*WORK TO COMPLETE:*
Go through the data below. Pull out every line that has the word "matches".

BEGIN RECORDS TO USE

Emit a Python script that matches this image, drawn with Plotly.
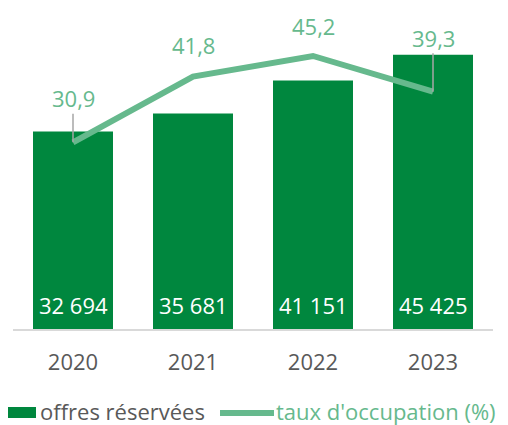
import plotly.graph_objects as go

years = ["2020", "2021", "2022", "2023"]
offres = [32694, 35681, 41151, 45425]
taux = [30.9, 41.8, 45.2, 39.3]

BAR = "#00873E"
LINE = "#66B98D"
GRAY = "#595959"
FONT = "Open Sans"
FS = 22

fig = go.Figure()
fig.add_trace(go.Bar(x=years, y=offres, name="offres réservées",
                     marker=dict(color=BAR, line=dict(width=0)),
                     hoverinfo="skip", showlegend=False))
fig.add_trace(go.Scatter(x=years, y=taux, name="taux d'occupation (%)", yaxis="y2",
                         mode="lines", line=dict(color=LINE, width=6),
                         hoverinfo="skip", showlegend=False))

# bar value labels (inside, near base); category axis -> serial index
for i, v in enumerate(offres):
    fig.add_annotation(x=i, y=0, xref="x", yref="y", text=f"{v:,}".replace(",", " "),
                       showarrow=False, yanchor="bottom", yshift=7,
                       font=dict(family=FONT, size=FS, color="white"))

# line value labels
label_offsets = [44, 32, 30, 54]
leader = [True, False, False, True]
for i, (v, off, ld) in enumerate(zip(taux, label_offsets, leader)):
    txt = f"{v:.1f}".replace(".", ",")
    if ld:
        fig.add_annotation(x=i, y=v, xref="x", yref="y2", text=txt, showarrow=True,
                           arrowhead=0, arrowwidth=1.5, arrowcolor="#A6A6A6",
                           ax=0, ay=-off, standoff=0, borderpad=0,
                           font=dict(family=FONT, size=FS, color=LINE))
    else:
        fig.add_annotation(x=i, y=v, xref="x", yref="y2", text=txt, showarrow=False,
                           yshift=off, font=dict(family=FONT, size=FS, color=LINE))

# custom legend (paper coords; plot area spans page x 13..493, y 27..329)
LY = -(411 - 329) / 302
fig.add_shape(type="rect", xref="paper", yref="paper", x0=-13/480, x1=(36-13)/480,
              y0=-(407-329)/302, y1=-(418-329)/302, fillcolor=BAR, line=dict(width=0))
fig.add_annotation(xref="paper", yref="paper", x=(38-13)/480, y=LY,
                   xanchor="left", yanchor="middle", showarrow=False,
                   text="offres réservées", font=dict(family=FONT, size=FS, color=GRAY))
fig.add_shape(type="line", xref="paper", yref="paper", x0=(220-13)/480, x1=(274-13)/480,
              y0=-(413-329)/302, y1=-(413-329)/302, line=dict(color=LINE, width=6))
fig.add_annotation(xref="paper", yref="paper", x=(274-13)/480, y=LY,
                   xanchor="left", yanchor="middle", showarrow=False,
                   text="taux d'occupation (%)", font=dict(family=FONT, size=FS, color=LINE))

fig.update_layout(
    width=500, height=417,
    margin=dict(l=5, r=15, t=19, b=96, autoexpand=False),
    paper_bgcolor="white", plot_bgcolor="white",
    bargap=1/3,
    font=dict(family=FONT, size=FS, color=GRAY),
    xaxis=dict(type="category", range=[-0.5, 3.5], automargin=False,
               showline=True, linecolor="#D9D9D9", linewidth=1.5, ticks="",
               tickfont=dict(family=FONT, size=FS, color=GRAY), ticklabelstandoff=13,
               showgrid=False, zeroline=False, fixedrange=True),
    yaxis=dict(range=[0, 50000], visible=False, showgrid=False, zeroline=False),
    yaxis2=dict(range=[0, 50], overlaying="y", visible=False, showgrid=False, zeroline=False),
    showlegend=False,
)
fig.write_html("out.html")
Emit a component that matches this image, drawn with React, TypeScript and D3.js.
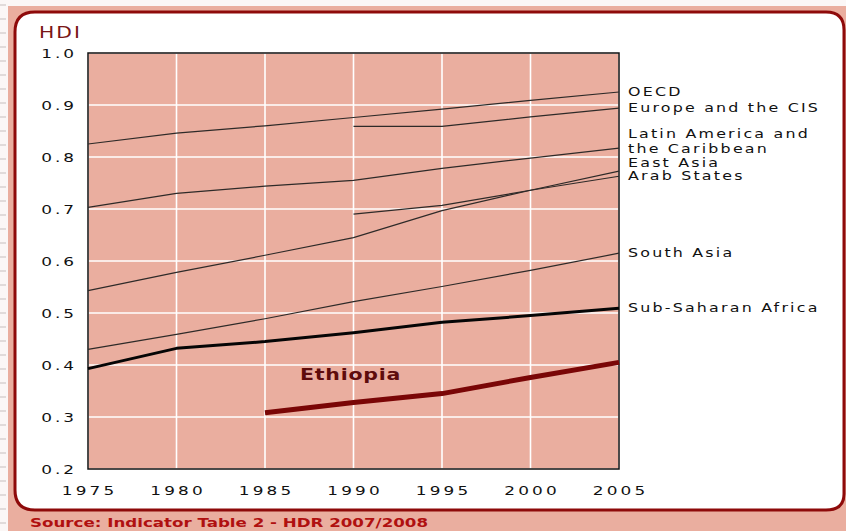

END RECORDS TO USE

*ANSWER:*
Emit a Python script that matches this image, drawn with Plotly.
Emit a component that matches this image, drawn with React, TypeScript and D3.js.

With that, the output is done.